- _TASK OBJECTIVE_:
Return all of the data exactly as written, without the pictures.

--- DATASET EXCERPT ---

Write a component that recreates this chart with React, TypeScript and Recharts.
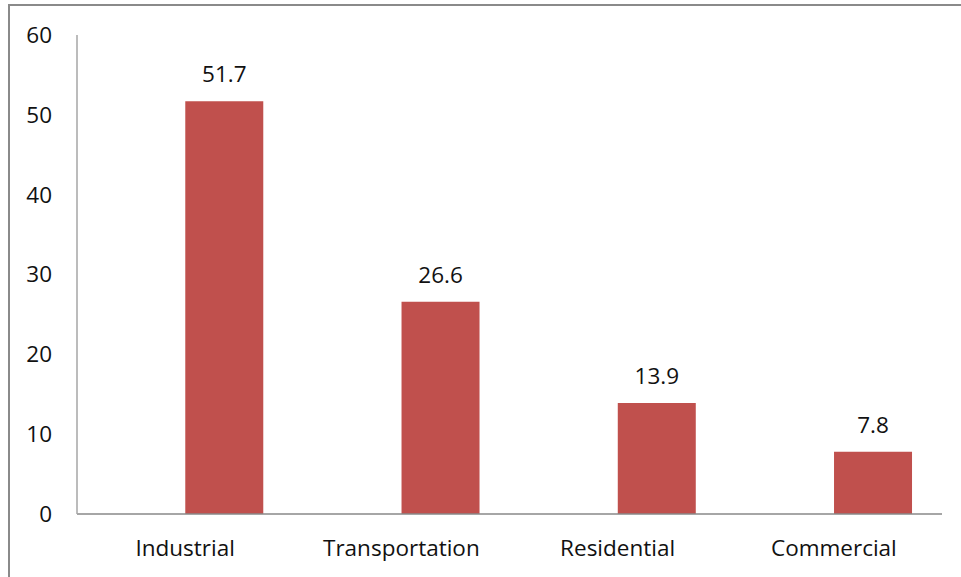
import { Bar, BarChart, LabelList, XAxis, YAxis } from 'recharts';

const SECTORS = ['Industrial', 'Transportation', 'Residential', 'Commercial'];
const SHARE = [51.7, 26.6, 13.9, 7.8];
const Y_TICKS = [0, 10, 20, 30, 40, 50, 60];

const FONT = '"Open Sans", "Noto Sans", sans-serif';
const TEXT = { fill: '#111', fontSize: 22.5, fontFamily: FONT };

export default function App() {
  // first series is an empty slot, the visible bar sits right of the category centre
  const data = SECTORS.map((name, i) => ({ name, empty: null, share: SHARE[i] }));

  return (
    <div
      style={{
        position: 'absolute',
        left: 0,
        top: 0,
        width: 961,
        height: 577,
        background: '#fff',
        fontFamily: FONT,
      }}
    >
      <div
        style={{
          position: 'absolute',
          left: 8,
          top: 4,
          right: 0,
          bottom: 0,
          borderTop: '2px solid #8a8a8a',
          borderLeft: '2px solid #8a8a8a',
        }}
      />
      <BarChart
        width={961}
        height={577}
        data={data}
        margin={{ top: 35, right: 19, bottom: 23, left: 0 }}
        barCategoryGap="14%"
        barGap={0}
        style={{ position: 'absolute', left: 0, top: 0 }}
      >
        <XAxis
          dataKey="name"
          height={40}
          tickLine={false}
          tickSize={0}
          tickMargin={26}
          axisLine={{ stroke: '#888888', strokeWidth: 1.5 }}
          tick={TEXT}
          interval={0}
        />
        <YAxis
          domain={[0, 60]}
          ticks={Y_TICKS}
          width={77}
          tickLine={false}
          tickSize={0}
          tickMargin={25}
          axisLine={{ stroke: '#a6a6a6', strokeWidth: 1.5 }}
          tick={TEXT}
        />
        <Bar dataKey="empty" fill="none" isAnimationActive={false} />
        <Bar dataKey="share" fill="#C0504D" isAnimationActive={false}>
          <LabelList dataKey="share" position="top" offset={19} style={TEXT} />
        </Bar>
      </BarChart>
    </div>
  );
}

---

- _FULL RESPONSE_:
Write a component that recreates this chart with React, TypeScript and Recharts.
import { Bar, BarChart, LabelList, XAxis, YAxis } from 'recharts';

const SECTORS = ['Industrial', 'Transportation', 'Residential', 'Commercial'];
const SHARE = [51.7, 26.6, 13.9, 7.8];
const Y_TICKS = [0, 10, 20, 30, 40, 50, 60];

const FONT = '"Open Sans", "Noto Sans", sans-serif';
const TEXT = { fill: '#111', fontSize: 22.5, fontFamily: FONT };

export default function App() {
  // first series is an empty slot, the visible bar sits right of the category centre
  const data = SECTORS.map((name, i) => ({ name, empty: null, share: SHARE[i] }));

  return (
    <div
      style={{
        position: 'absolute',
        left: 0,
        top: 0,
        width: 961,
        height: 577,
        background: '#fff',
        fontFamily: FONT,
      }}
    >
      <div
        style={{
          position: 'absolute',
          left: 8,
          top: 4,
          right: 0,
          bottom: 0,
          borderTop: '2px solid #8a8a8a',
          borderLeft: '2px solid #8a8a8a',
        }}
      />
      <BarChart
        width={961}
        height={577}
        data={data}
        margin={{ top: 35, right: 19, bottom: 23, left: 0 }}
        barCategoryGap="14%"
        barGap={0}
        style={{ position: 'absolute', left: 0, top: 0 }}
      >
        <XAxis
          dataKey="name"
          height={40}
          tickLine={false}
          tickSize={0}
          tickMargin={26}
          axisLine={{ stroke: '#888888', strokeWidth: 1.5 }}
          tick={TEXT}
          interval={0}
        />
        <YAxis
          domain={[0, 60]}
          ticks={Y_TICKS}
          width={77}
          tickLine={false}
          tickSize={0}
          tickMargin={25}
          axisLine={{ stroke: '#a6a6a6', strokeWidth: 1.5 }}
          tick={TEXT}
        />
        <Bar dataKey="empty" fill="none" isAnimationActive={false} />
        <Bar dataKey="share" fill="#C0504D" isAnimationActive={false}>
          <LabelList dataKey="share" position="top" offset={19} style={TEXT} />
        </Bar>
      </BarChart>
    </div>
  );
}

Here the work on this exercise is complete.